- _Collected material_
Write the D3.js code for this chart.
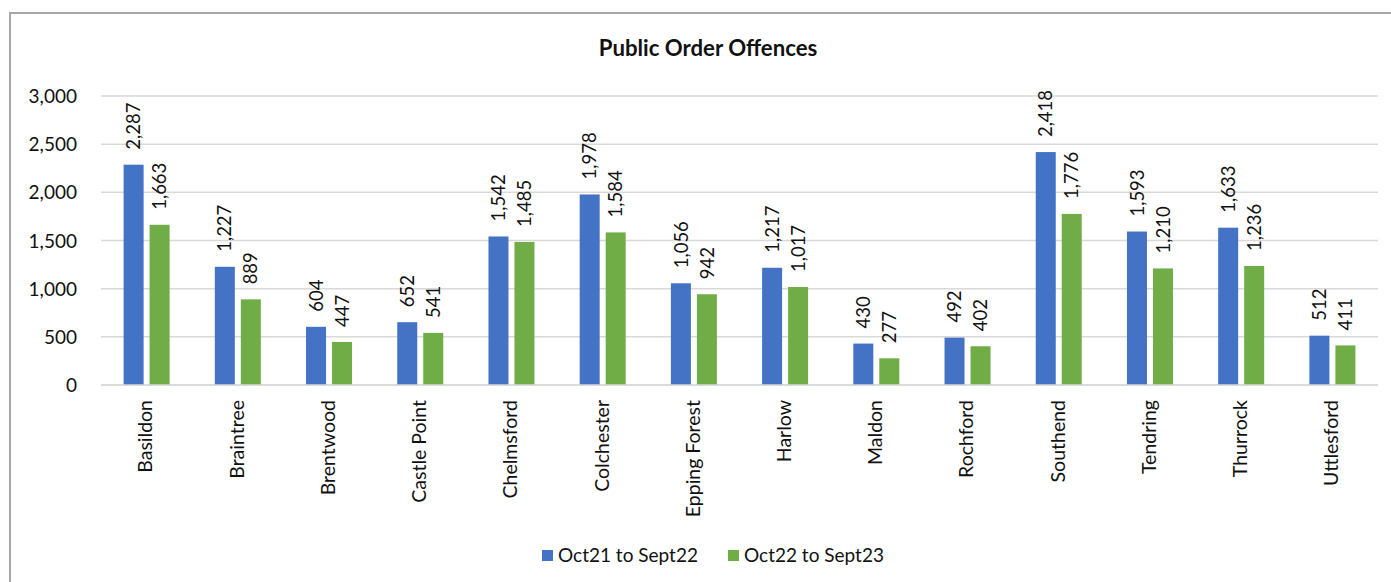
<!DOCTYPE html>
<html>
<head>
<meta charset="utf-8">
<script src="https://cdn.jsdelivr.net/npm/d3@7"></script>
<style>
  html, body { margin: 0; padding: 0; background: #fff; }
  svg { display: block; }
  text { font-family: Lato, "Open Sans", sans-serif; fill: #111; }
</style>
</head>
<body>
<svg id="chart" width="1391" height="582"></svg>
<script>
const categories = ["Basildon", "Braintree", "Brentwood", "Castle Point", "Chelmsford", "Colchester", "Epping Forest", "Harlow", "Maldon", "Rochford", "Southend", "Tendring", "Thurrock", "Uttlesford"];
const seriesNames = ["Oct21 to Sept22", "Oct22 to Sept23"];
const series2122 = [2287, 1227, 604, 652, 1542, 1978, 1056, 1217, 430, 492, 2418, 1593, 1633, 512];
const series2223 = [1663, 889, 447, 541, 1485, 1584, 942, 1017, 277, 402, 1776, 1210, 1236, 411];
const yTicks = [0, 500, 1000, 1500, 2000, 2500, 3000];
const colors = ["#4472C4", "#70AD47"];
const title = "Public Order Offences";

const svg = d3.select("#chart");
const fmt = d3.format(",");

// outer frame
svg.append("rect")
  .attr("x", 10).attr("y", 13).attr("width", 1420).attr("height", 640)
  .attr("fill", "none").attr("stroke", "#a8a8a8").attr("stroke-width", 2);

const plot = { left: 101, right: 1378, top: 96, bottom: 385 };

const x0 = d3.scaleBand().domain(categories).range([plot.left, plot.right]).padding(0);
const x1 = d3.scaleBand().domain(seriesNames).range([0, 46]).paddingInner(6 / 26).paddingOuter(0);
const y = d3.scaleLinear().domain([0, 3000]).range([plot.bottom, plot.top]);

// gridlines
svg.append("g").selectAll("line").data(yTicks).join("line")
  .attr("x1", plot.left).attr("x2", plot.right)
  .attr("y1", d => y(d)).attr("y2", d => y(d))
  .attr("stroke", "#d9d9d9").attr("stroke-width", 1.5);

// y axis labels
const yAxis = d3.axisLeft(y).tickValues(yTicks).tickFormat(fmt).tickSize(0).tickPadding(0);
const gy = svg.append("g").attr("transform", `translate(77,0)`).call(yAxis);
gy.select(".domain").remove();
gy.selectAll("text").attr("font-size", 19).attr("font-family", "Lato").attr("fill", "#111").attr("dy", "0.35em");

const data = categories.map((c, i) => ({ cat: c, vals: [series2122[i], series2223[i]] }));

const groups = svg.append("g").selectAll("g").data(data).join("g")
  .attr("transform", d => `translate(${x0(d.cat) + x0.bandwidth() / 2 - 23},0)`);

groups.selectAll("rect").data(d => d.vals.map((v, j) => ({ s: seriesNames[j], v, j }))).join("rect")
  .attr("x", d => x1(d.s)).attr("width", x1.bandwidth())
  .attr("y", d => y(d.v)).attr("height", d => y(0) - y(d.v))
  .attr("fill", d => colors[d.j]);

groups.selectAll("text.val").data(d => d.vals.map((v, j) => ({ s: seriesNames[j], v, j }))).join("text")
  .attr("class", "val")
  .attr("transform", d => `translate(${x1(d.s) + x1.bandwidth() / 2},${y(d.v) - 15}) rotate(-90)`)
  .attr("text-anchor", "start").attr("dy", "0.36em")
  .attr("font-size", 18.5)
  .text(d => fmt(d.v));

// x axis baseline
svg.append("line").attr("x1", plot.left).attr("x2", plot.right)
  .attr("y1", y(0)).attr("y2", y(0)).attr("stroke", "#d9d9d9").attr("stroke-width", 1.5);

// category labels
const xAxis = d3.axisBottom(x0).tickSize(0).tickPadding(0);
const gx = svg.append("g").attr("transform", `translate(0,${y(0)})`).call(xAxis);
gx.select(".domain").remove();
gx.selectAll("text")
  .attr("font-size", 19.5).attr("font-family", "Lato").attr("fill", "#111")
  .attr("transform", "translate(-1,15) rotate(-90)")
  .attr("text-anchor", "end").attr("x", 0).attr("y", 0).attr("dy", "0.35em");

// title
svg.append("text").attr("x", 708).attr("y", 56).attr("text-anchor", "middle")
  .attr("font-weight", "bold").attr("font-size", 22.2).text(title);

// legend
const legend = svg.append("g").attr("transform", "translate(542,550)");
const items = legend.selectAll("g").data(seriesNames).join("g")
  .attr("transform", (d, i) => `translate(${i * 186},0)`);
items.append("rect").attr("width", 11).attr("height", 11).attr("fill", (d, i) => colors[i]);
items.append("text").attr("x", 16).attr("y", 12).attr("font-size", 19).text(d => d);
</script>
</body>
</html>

- _Objective_
Retype the data above exactly; pictures are not part of the copy.

- _Task result_
Write the D3.js code for this chart.
<!DOCTYPE html>
<html>
<head>
<meta charset="utf-8">
<script src="https://cdn.jsdelivr.net/npm/d3@7"></script>
<style>
  html, body { margin: 0; padding: 0; background: #fff; }
  svg { display: block; }
  text { font-family: Lato, "Open Sans", sans-serif; fill: #111; }
</style>
</head>
<body>
<svg id="chart" width="1391" height="582"></svg>
<script>
const categories = ["Basildon", "Braintree", "Brentwood", "Castle Point", "Chelmsford", "Colchester", "Epping Forest", "Harlow", "Maldon", "Rochford", "Southend", "Tendring", "Thurrock", "Uttlesford"];
const seriesNames = ["Oct21 to Sept22", "Oct22 to Sept23"];
const series2122 = [2287, 1227, 604, 652, 1542, 1978, 1056, 1217, 430, 492, 2418, 1593, 1633, 512];
const series2223 = [1663, 889, 447, 541, 1485, 1584, 942, 1017, 277, 402, 1776, 1210, 1236, 411];
const yTicks = [0, 500, 1000, 1500, 2000, 2500, 3000];
const colors = ["#4472C4", "#70AD47"];
const title = "Public Order Offences";

const svg = d3.select("#chart");
const fmt = d3.format(",");

// outer frame
svg.append("rect")
  .attr("x", 10).attr("y", 13).attr("width", 1420).attr("height", 640)
  .attr("fill", "none").attr("stroke", "#a8a8a8").attr("stroke-width", 2);

const plot = { left: 101, right: 1378, top: 96, bottom: 385 };

const x0 = d3.scaleBand().domain(categories).range([plot.left, plot.right]).padding(0);
const x1 = d3.scaleBand().domain(seriesNames).range([0, 46]).paddingInner(6 / 26).paddingOuter(0);
const y = d3.scaleLinear().domain([0, 3000]).range([plot.bottom, plot.top]);

// gridlines
svg.append("g").selectAll("line").data(yTicks).join("line")
  .attr("x1", plot.left).attr("x2", plot.right)
  .attr("y1", d => y(d)).attr("y2", d => y(d))
  .attr("stroke", "#d9d9d9").attr("stroke-width", 1.5);

// y axis labels
const yAxis = d3.axisLeft(y).tickValues(yTicks).tickFormat(fmt).tickSize(0).tickPadding(0);
const gy = svg.append("g").attr("transform", `translate(77,0)`).call(yAxis);
gy.select(".domain").remove();
gy.selectAll("text").attr("font-size", 19).attr("font-family", "Lato").attr("fill", "#111").attr("dy", "0.35em");

const data = categories.map((c, i) => ({ cat: c, vals: [series2122[i], series2223[i]] }));

const groups = svg.append("g").selectAll("g").data(data).join("g")
  .attr("transform", d => `translate(${x0(d.cat) + x0.bandwidth() / 2 - 23},0)`);

groups.selectAll("rect").data(d => d.vals.map((v, j) => ({ s: seriesNames[j], v, j }))).join("rect")
  .attr("x", d => x1(d.s)).attr("width", x1.bandwidth())
  .attr("y", d => y(d.v)).attr("height", d => y(0) - y(d.v))
  .attr("fill", d => colors[d.j]);

groups.selectAll("text.val").data(d => d.vals.map((v, j) => ({ s: seriesNames[j], v, j }))).join("text")
  .attr("class", "val")
  .attr("transform", d => `translate(${x1(d.s) + x1.bandwidth() / 2},${y(d.v) - 15}) rotate(-90)`)
  .attr("text-anchor", "start").attr("dy", "0.36em")
  .attr("font-size", 18.5)
  .text(d => fmt(d.v));

// x axis baseline
svg.append("line").attr("x1", plot.left).attr("x2", plot.right)
  .attr("y1", y(0)).attr("y2", y(0)).attr("stroke", "#d9d9d9").attr("stroke-width", 1.5);

// category labels
const xAxis = d3.axisBottom(x0).tickSize(0).tickPadding(0);
const gx = svg.append("g").attr("transform", `translate(0,${y(0)})`).call(xAxis);
gx.select(".domain").remove();
gx.selectAll("text")
  .attr("font-size", 19.5).attr("font-family", "Lato").attr("fill", "#111")
  .attr("transform", "translate(-1,15) rotate(-90)")
  .attr("text-anchor", "end").attr("x", 0).attr("y", 0).attr("dy", "0.35em");

// title
svg.append("text").attr("x", 708).attr("y", 56).attr("text-anchor", "middle")
  .attr("font-weight", "bold").attr("font-size", 22.2).text(title);

// legend
const legend = svg.append("g").attr("transform", "translate(542,550)");
const items = legend.selectAll("g").data(seriesNames).join("g")
  .attr("transform", (d, i) => `translate(${i * 186},0)`);
items.append("rect").attr("width", 11).attr("height", 11).attr("fill", (d, i) => colors[i]);
items.append("text").attr("x", 16).attr("y", 12).attr("font-size", 19).text(d => d);
</script>
</body>
</html>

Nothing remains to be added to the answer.